The sampling program for most species started several years after landings were first recorded. So there is a stretch of consecutive years in the early part of the time series without any length samples. These years are assigned length samples from the first year in which samples were taken.
For YEARs where there are landings before any length samples were taken all YEAR/QTRs are assigned the length samples from the first YEAR in which length samples were taken (from the same QTR)
For YEARs when QTRs have missing length samples the previous years length samples for the same QTR are assigned. If there are not length samples in the previous year then the process is repeated until a length sample is available. If this still results in no length samples then the nearest neighbor is used. Length samples from the nearest QTR (any QTR) are used. If this still results in no length samples then the nearest neighbor is used from the NEGEAR type that is attributed with the majority of the landings.

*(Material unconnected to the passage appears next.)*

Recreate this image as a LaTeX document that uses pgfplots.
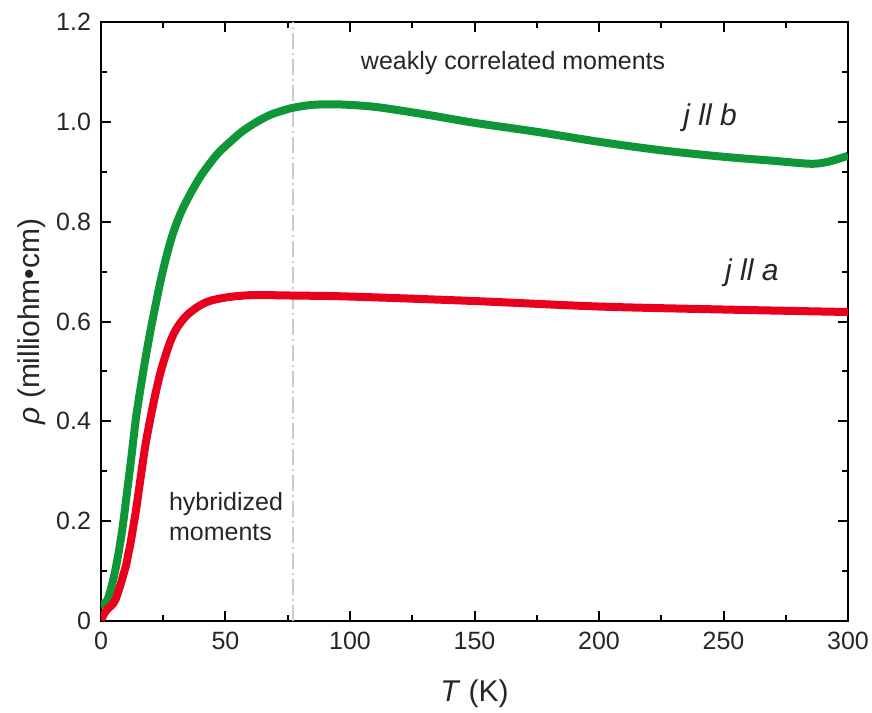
\documentclass[border=0pt]{standalone}
\usepackage{pgfplots}
\pgfplotsset{compat=1.18}
\usepackage{fontspec}
\setmainfont{Liberation Sans}
\definecolor{cgreen}{RGB}{14,150,56}
\definecolor{cred}{RGB}{232,0,28}
\definecolor{cgray}{RGB}{200,208,204}
\begin{document}
\begin{tikzpicture}
\begin{axis}[
  width=373.5pt, height=299.5pt, scale only axis,
  xmin=0, xmax=300, ymin=0, ymax=1.2,
  xtick={0,50,100,150,200,250,300},
  minor xtick={25,75,125,175,225,275},
  ytick={0,0.2,0.4,0.6,0.8,1.0,1.2},
  yticklabels={0,0.2,0.4,0.6,0.8,1.0,1.2},
  minor ytick={0.1,0.3,0.5,0.7,0.9,1.1},
  tick align=inside,
  major tick length=5pt, minor tick length=2.8pt,
  every tick/.style={black, line width=1pt},
  axis line style={line width=1pt},
  /pgf/number format/assume math mode=true,
  tick label style={font=\fontsize{12.5}{14}\selectfont, text=black!85},
  xticklabel style={yshift=-2pt},
  yticklabel style={xshift=-1.5pt},
  xlabel={\textit{T} (K)},
  ylabel={\textit{ρ} (milliohm•cm)},
  label style={font=\fontsize{15}{17}\selectfont, text=black!85},
  xlabel style={yshift=-8pt},
  ylabel style={yshift=-1.5pt},
  clip=true,
]
\addplot[cgray, line width=1pt, dash pattern=on 8pt off 2pt on 1pt off 2pt] coordinates {(77.1,0) (77.1,1.2)};
\addplot[cgreen, line width=4pt, line join=round, smooth, tension=0.5] coordinates {
(0,0.033)(1,0.034)(2,0.038)(3,0.048)(4,0.065)(5,0.085)(6,0.108)(7,0.135)(8,0.165)(9,0.2)(10,0.24)(12,0.32)(14,0.405)(16,0.47)(18,0.53)(20,0.585)(22,0.635)(24,0.683)(26,0.725)(28,0.762)(30,0.792)(32,0.817)(34,0.838)(37,0.866)(40,0.891)(43,0.912)(47,0.937)(51,0.956)(56,0.978)(60,0.992)(64,1.004)(68,1.014)(72,1.021)(77,1.028)(85,1.034)(95,1.035)(110,1.03)(130,1.015)(150,0.998)(175,0.98)(200,0.96)(225,0.943)(250,0.93)(270,0.922)(285,0.916)(292,0.92)(300,0.932)
};
\addplot[cred, line width=4pt, line join=round, smooth, tension=0.5] coordinates {
(0,0.002)(1,0.012)(2,0.02)(3,0.026)(4,0.03)(5,0.036)(6,0.045)(7,0.06)(8,0.075)(9,0.093)(10,0.11)(11,0.135)(12,0.16)(13,0.19)(14,0.22)(15,0.255)(16,0.29)(17,0.325)(18,0.357)(20,0.41)(22,0.458)(24,0.5)(26,0.533)(28,0.562)(30,0.583)(32,0.598)(34,0.61)(36,0.619)(39,0.63)(42,0.638)(45,0.643)(50,0.648)(55,0.651)(62,0.653)(77,0.652)(100,0.65)(150,0.641)(200,0.63)(250,0.624)(300,0.619)
};
\node[font=\fontsize{12.5}{14}\selectfont, text=black!85] at (axis cs:165.5,1.118) {weakly correlated moments};
\node[font=\fontsize{15}{17}\selectfont\itshape, text=black!85] at (axis cs:244.6,1.008) {j ll b};
\node[font=\fontsize{15}{17}\selectfont\itshape, text=black!85] at (axis cs:261.4,0.697) {j ll a};
\node[font=\fontsize{12.5}{15}\selectfont, text=black!85, align=left, anchor=west] at (axis cs:24.5,0.21) {hybridized\\moments};
\end{axis}
\pgfresetboundingbox
\path (current axis.south west) ++(-50.5pt,-45.5pt) coordinate (bbA);
\path (current axis.north east) ++(12pt,11pt) coordinate (bbB);
\useasboundingbox (bbA) rectangle (bbB);
\end{tikzpicture}
\end{document}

All decisions made regarding where length samples are borrowed from are written to the logfile for later inspecition
In all methods above the otherGear
category is by
definition sparse. This gear type is always aggregated to annual
data.
In all methods above the landings and length sample data for the
unclassified market category, UN
, are aggregated to the
same level as other MARKET_CODEs.
The unclassified landings for a specific (YEAR, QTR, NEGEAR) are assumed to be a mixture of fish lengths similar to that in the observed MARKET_CODEs. Therefore the length distribution for the unclassified landings are assumed to have the same distribution as the length distributions of the landed fish in all of the known market codes combined.
For each YEAR, QTR, NEGEARs where there are no length samples available then all length samples over all MARKET_CODES are assigned to the Unclassifieds.
For cases where there are no samples for these other MARKET_CODEs then the nearest neighbor in time is used.